The focus of criticism is Prime Minister Alexis Tsipras, who on the night of the fire appeared on television in a conference with top brass, and involved himself in the operational and communications management of the disaster.
Until that catastrophic night, nothing could touch Mr. Tsipras
The government from the start did not realise the broad disapproval of the public, and that led to provocative and insulting statements even about the fire-stricken.
A general backlash emerged from all political parties, especially from the Greek Communist party and the extra-parliamentary left.
Tsipras was forced to tone down his rhetoric, and he became politically unrecognisable.

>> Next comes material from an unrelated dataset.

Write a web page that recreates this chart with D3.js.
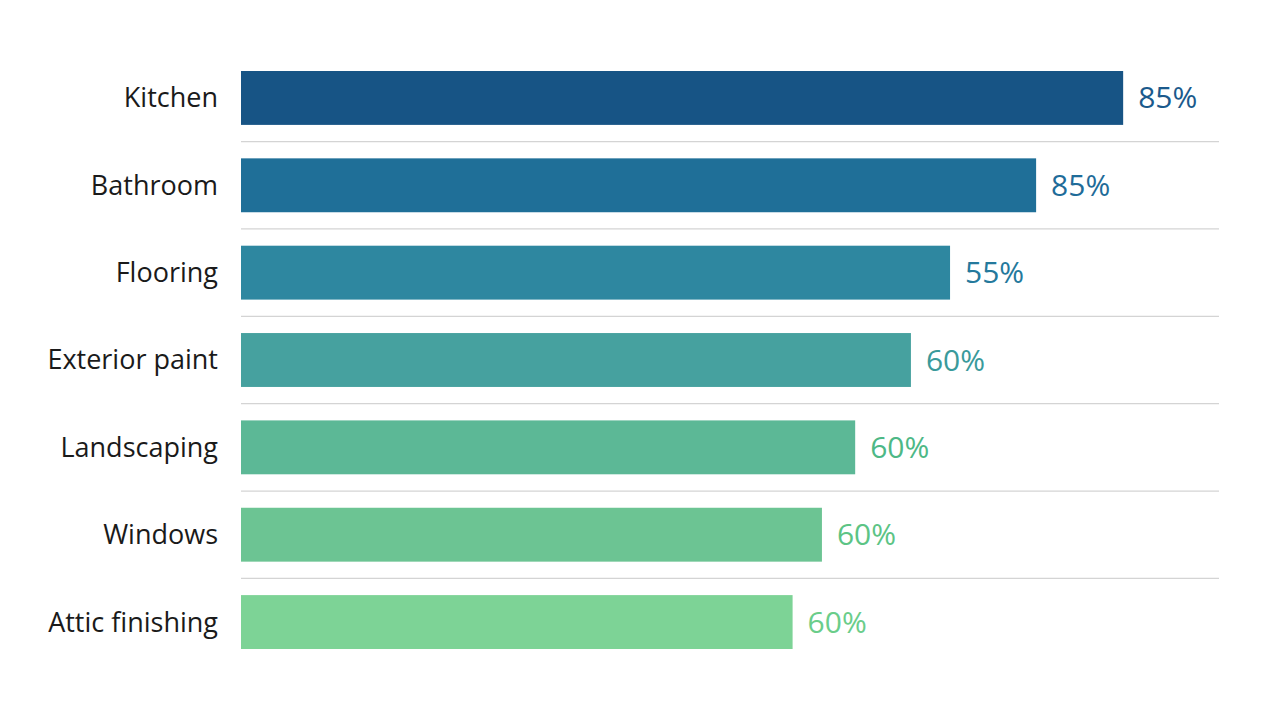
<!DOCTYPE html>
<html>
<head>
<meta charset="utf-8">
<script src="https://cdn.jsdelivr.net/npm/d3@7"></script>
<style>
  html, body { margin: 0; padding: 0; background: #fff; }
  svg { display: block; font-family: "Open Sans", "Noto Sans", sans-serif; }
</style>
</head>
<body>
<div id="chart"></div>
<script>
const categories = ["Kitchen", "Bathroom", "Flooring", "Exterior paint", "Landscaping", "Windows", "Attic finishing"];
// bar lengths as drawn (share of the 0-100 axis)
const values = [90.2, 81.3, 72.5, 68.5, 62.8, 59.4, 56.4];
// printed labels, as they appear next to the bars
const valueLabels = ["85%", "85%", "55%", "60%", "60%", "60%", "60%"];
const barColors = ["#175485", "#1f6f98", "#2e87a0", "#46a19f", "#5cb896", "#6cc493", "#7dd396"];
const labelColors = ["#1b5a8c", "#1f6c99", "#24799c", "#3a9a9b", "#4db886", "#5cc485", "#6acd8a"];

const width = 1280;
const height = 720;

const svg = d3.select("#chart").append("svg")
  .attr("width", width)
  .attr("height", height);

const x = d3.scaleLinear().domain([0, 100]).range([241, 1219]);
const y = d3.scaleBand()
  .domain(categories)
  .range([71, 649])
  .paddingInner(0.383)
  .paddingOuter(0);

const gap = y.step() - y.bandwidth();

// separators between rows
svg.append("g")
  .selectAll("line")
  .data(categories.slice(0, -1))
  .join("line")
  .attr("x1", x(0))
  .attr("x2", x(100))
  .attr("y1", d => y(d) + y.bandwidth() + gap / 2)
  .attr("y2", d => y(d) + y.bandwidth() + gap / 2)
  .attr("stroke", "#d4d4d4")
  .attr("stroke-width", 1.2);

svg.append("g")
  .selectAll("rect")
  .data(categories)
  .join("rect")
  .attr("x", x(0))
  .attr("y", d => y(d))
  .attr("width", (d, i) => x(values[i]) - x(0))
  .attr("height", y.bandwidth())
  .attr("fill", (d, i) => barColors[i]);

svg.append("g")
  .selectAll("text")
  .data(categories)
  .join("text")
  .attr("x", 218)
  .attr("y", d => y(d) + y.bandwidth() / 2)
  .attr("dy", "0.35em")
  .attr("text-anchor", "end")
  .attr("font-size", 27)
  .attr("fill", "#1a1a1a")
  .text(d => d);

svg.append("g")
  .selectAll("text")
  .data(categories)
  .join("text")
  .attr("x", (d, i) => x(values[i]) + 15)
  .attr("y", d => y(d) + y.bandwidth() / 2)
  .attr("dy", "0.35em")
  .attr("font-size", 30)
  .attr("fill", (d, i) => labelColors[i])
  .text((d, i) => valueLabels[i]);
</script>
</body>
</html>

There was no invective of threats, only expressions of empathy, and calls on the opposition for consensus on the new civil protection measures he proposed, with pledges that top posts would be filled in a meritocratic manner.
Mr. Tsipras has transformed himself from a lion into a humble sheep, obviously because the government is well aware of the universal denunciation of its actions.
The government is in need of a restart, and it has rejected calls for early elections, while trying to persuade the public of its ability to manage affairs effectively.
The public disapproval comes at a time that trust is necessary for Greece and its economy to exploit the opportunities arising from the end of the bailout programme and the country’s return to the international economic system.
The domestic distrust of the government is reflected in the rise in Greek bond yields, which is linked to the crisis in Turkey and doubts about Italy. The head of the parliament’s budget office, Fragiskos Koutentakis, underlined the need for strict fiscal discipline and further reforms.
Potential international investors are now reluctant, awaiting forthcoming developments. They feel that the government has lost its forces and from now on will focus on the survival of the party and government. They are especially concerned about political instability.
Multi-nationals and international investment schemes have turned their sight to main opposition leader Kyriakos Mitsotakis. There is a climate that investors will be on hold until the next elections.
The calling of elections will produce expectations and give Mitsotakis the momentum to prevail. Foreigners believe that an investment-friendly, liberal government will highlight opportunities and fuel investment.